**Exercise brief**
Without the pictures, can you quote each line below exactly?

# start of Source excerpt

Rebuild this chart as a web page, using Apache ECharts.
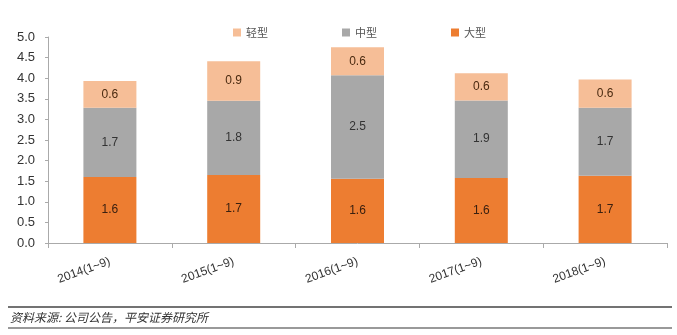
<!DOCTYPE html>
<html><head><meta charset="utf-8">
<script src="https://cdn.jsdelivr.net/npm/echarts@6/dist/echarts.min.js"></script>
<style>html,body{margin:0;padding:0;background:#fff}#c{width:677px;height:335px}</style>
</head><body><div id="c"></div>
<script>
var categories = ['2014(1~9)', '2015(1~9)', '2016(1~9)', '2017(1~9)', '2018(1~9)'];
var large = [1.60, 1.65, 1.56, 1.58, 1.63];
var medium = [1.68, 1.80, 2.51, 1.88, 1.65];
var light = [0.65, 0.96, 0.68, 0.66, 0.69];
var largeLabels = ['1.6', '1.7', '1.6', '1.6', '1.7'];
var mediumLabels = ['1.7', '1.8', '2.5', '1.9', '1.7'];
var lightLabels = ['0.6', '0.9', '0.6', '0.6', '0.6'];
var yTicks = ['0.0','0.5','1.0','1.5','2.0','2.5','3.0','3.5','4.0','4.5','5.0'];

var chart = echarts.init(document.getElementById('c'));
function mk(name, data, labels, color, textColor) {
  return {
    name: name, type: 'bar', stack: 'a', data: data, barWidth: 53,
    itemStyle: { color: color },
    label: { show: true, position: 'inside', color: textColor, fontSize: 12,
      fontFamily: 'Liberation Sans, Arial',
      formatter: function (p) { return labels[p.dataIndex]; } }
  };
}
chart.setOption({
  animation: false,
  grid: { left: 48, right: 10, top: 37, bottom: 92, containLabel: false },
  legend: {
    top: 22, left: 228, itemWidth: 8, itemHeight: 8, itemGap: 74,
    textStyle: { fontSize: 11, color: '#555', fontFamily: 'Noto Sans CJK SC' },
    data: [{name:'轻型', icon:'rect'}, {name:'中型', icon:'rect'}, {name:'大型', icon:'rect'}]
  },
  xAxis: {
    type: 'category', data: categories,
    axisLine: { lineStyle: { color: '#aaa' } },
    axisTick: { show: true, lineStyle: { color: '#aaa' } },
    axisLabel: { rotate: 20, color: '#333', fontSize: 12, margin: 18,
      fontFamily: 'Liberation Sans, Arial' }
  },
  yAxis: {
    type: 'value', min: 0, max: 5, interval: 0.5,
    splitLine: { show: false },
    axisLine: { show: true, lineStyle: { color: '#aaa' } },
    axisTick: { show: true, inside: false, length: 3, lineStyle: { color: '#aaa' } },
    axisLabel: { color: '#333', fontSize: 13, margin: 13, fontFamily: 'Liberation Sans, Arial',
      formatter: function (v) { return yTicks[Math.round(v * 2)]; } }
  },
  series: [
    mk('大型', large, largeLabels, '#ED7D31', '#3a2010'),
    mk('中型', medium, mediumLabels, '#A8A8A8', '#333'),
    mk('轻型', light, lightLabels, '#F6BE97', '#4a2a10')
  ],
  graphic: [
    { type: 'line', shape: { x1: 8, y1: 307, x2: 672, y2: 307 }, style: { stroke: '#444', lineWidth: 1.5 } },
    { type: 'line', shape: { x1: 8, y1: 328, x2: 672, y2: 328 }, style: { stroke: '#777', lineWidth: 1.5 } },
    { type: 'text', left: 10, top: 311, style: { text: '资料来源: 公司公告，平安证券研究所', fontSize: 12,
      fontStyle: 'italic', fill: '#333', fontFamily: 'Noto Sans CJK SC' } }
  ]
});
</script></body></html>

# end of Source excerpt

**Answer in full**
Rebuild this chart as a web page, using Apache ECharts.
<!DOCTYPE html>
<html><head><meta charset="utf-8">
<script src="https://cdn.jsdelivr.net/npm/echarts@6/dist/echarts.min.js"></script>
<style>html,body{margin:0;padding:0;background:#fff}#c{width:677px;height:335px}</style>
</head><body><div id="c"></div>
<script>
var categories = ['2014(1~9)', '2015(1~9)', '2016(1~9)', '2017(1~9)', '2018(1~9)'];
var large = [1.60, 1.65, 1.56, 1.58, 1.63];
var medium = [1.68, 1.80, 2.51, 1.88, 1.65];
var light = [0.65, 0.96, 0.68, 0.66, 0.69];
var largeLabels = ['1.6', '1.7', '1.6', '1.6', '1.7'];
var mediumLabels = ['1.7', '1.8', '2.5', '1.9', '1.7'];
var lightLabels = ['0.6', '0.9', '0.6', '0.6', '0.6'];
var yTicks = ['0.0','0.5','1.0','1.5','2.0','2.5','3.0','3.5','4.0','4.5','5.0'];

var chart = echarts.init(document.getElementById('c'));
function mk(name, data, labels, color, textColor) {
  return {
    name: name, type: 'bar', stack: 'a', data: data, barWidth: 53,
    itemStyle: { color: color },
    label: { show: true, position: 'inside', color: textColor, fontSize: 12,
      fontFamily: 'Liberation Sans, Arial',
      formatter: function (p) { return labels[p.dataIndex]; } }
  };
}
chart.setOption({
  animation: false,
  grid: { left: 48, right: 10, top: 37, bottom: 92, containLabel: false },
  legend: {
    top: 22, left: 228, itemWidth: 8, itemHeight: 8, itemGap: 74,
    textStyle: { fontSize: 11, color: '#555', fontFamily: 'Noto Sans CJK SC' },
    data: [{name:'轻型', icon:'rect'}, {name:'中型', icon:'rect'}, {name:'大型', icon:'rect'}]
  },
  xAxis: {
    type: 'category', data: categories,
    axisLine: { lineStyle: { color: '#aaa' } },
    axisTick: { show: true, lineStyle: { color: '#aaa' } },
    axisLabel: { rotate: 20, color: '#333', fontSize: 12, margin: 18,
      fontFamily: 'Liberation Sans, Arial' }
  },
  yAxis: {
    type: 'value', min: 0, max: 5, interval: 0.5,
    splitLine: { show: false },
    axisLine: { show: true, lineStyle: { color: '#aaa' } },
    axisTick: { show: true, inside: false, length: 3, lineStyle: { color: '#aaa' } },
    axisLabel: { color: '#333', fontSize: 13, margin: 13, fontFamily: 'Liberation Sans, Arial',
      formatter: function (v) { return yTicks[Math.round(v * 2)]; } }
  },
  series: [
    mk('大型', large, largeLabels, '#ED7D31', '#3a2010'),
    mk('中型', medium, mediumLabels, '#A8A8A8', '#333'),
    mk('轻型', light, lightLabels, '#F6BE97', '#4a2a10')
  ],
  graphic: [
    { type: 'line', shape: { x1: 8, y1: 307, x2: 672, y2: 307 }, style: { stroke: '#444', lineWidth: 1.5 } },
    { type: 'line', shape: { x1: 8, y1: 328, x2: 672, y2: 328 }, style: { stroke: '#777', lineWidth: 1.5 } },
    { type: 'text', left: 10, top: 311, style: { text: '资料来源: 公司公告，平安证券研究所', fontSize: 12,
      fontStyle: 'italic', fill: '#333', fontFamily: 'Noto Sans CJK SC' } }
  ]
});
</script></body></html>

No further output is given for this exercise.